Problem to solve: Only the lines from the top of the listing below to the line that has "c in categories]" should be echoed, with both ends kept and pictures left out.

Collected data:
──────────
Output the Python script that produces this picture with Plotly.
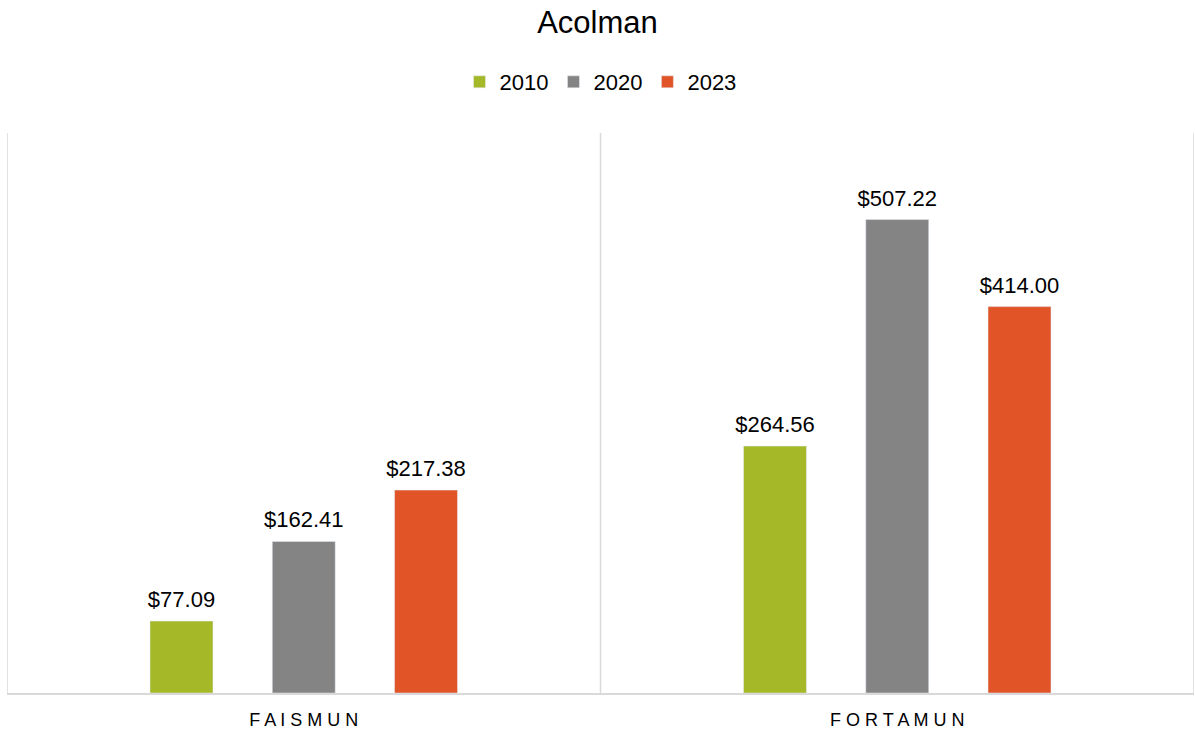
import plotly.graph_objects as go

categories = ["FAISMUN", "FORTAMUN"]
years = ["2010", "2020", "2023"]
values_2010 = [77.09, 264.56]
values_2020 = [162.41, 507.22]
values_2023 = [217.38, 414.00]
colors = ["#A5B828", "#848484", "#E05428"]

series = [values_2010, values_2020, values_2023]
ticktext = [" ".join(c) for c in categories]

fig = go.Figure()
for name, vals, col in zip(years, series, colors):
    fig.add_trace(go.Bar(
        x=categories, y=vals, name=name, marker_color=col,
        offsetgroup=name, hoverinfo="skip",
    ))
for name, vals in zip(years, series):
    fig.add_trace(go.Scatter(
        x=categories, y=vals, mode="markers+text", offsetgroup=name,
        marker=dict(size=12, opacity=0), text=[f"${v:.2f}" for v in vals],
        textposition="top center", textfont=dict(size=22, color="#000000"),
        showlegend=False, hoverinfo="skip", cliponaxis=False,
    ))

for xb in [-0.5, 0.5, 1.5]:
    fig.add_shape(type="line", xref="x", yref="paper", x0=xb, x1=xb, y0=0, y1=1,
                  line=dict(color="#D9D9D9", width=1.5))

fig.update_layout(
    width=1195, height=731,
    paper_bgcolor="white", plot_bgcolor="white",
    font=dict(family="Liberation Sans, Arial, sans-serif", color="#000000"),
    title=dict(text="Acolman", x=0.5, xanchor="center", y=0.97, yanchor="middle",
               font=dict(size=31, color="#000000")),
    legend=dict(orientation="h", x=0.5, xanchor="center", y=1.091, yanchor="middle",
                font=dict(size=22), traceorder="normal", itemwidth=30),
    margin=dict(l=7, r=1, t=133, b=38),
    barmode="group", scattermode="group",
    bargap=0.382, bargroupgap=0.485, scattergap=0.382,
    showlegend=True,
)
fig.update_xaxes(tickvals=categories, ticktext=ticktext, showline=True, linecolor="#D9D9D9",
                 linewidth=2, tickfont=dict(size=18, color="#000000"), showgrid=False,
                 range=[-0.5, 1.5], ticks="", ticklabelstandoff=9)
fig.update_yaxes(range=[0, 600], visible=False, showgrid=False)

fig.write_html("out.html", config={"displayModeBar": False},
               post_script="document.body.style.margin='0';document.body.style.overflow='hidden';")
──────────
Correct output:
Output the Python script that produces this picture with Plotly.
import plotly.graph_objects as go

categories = ["FAISMUN", "FORTAMUN"]
years = ["2010", "2020", "2023"]
values_2010 = [77.09, 264.56]
values_2020 = [162.41, 507.22]
values_2023 = [217.38, 414.00]
colors = ["#A5B828", "#848484", "#E05428"]

series = [values_2010, values_2020, values_2023]
ticktext = [" ".join(c) for c in categories]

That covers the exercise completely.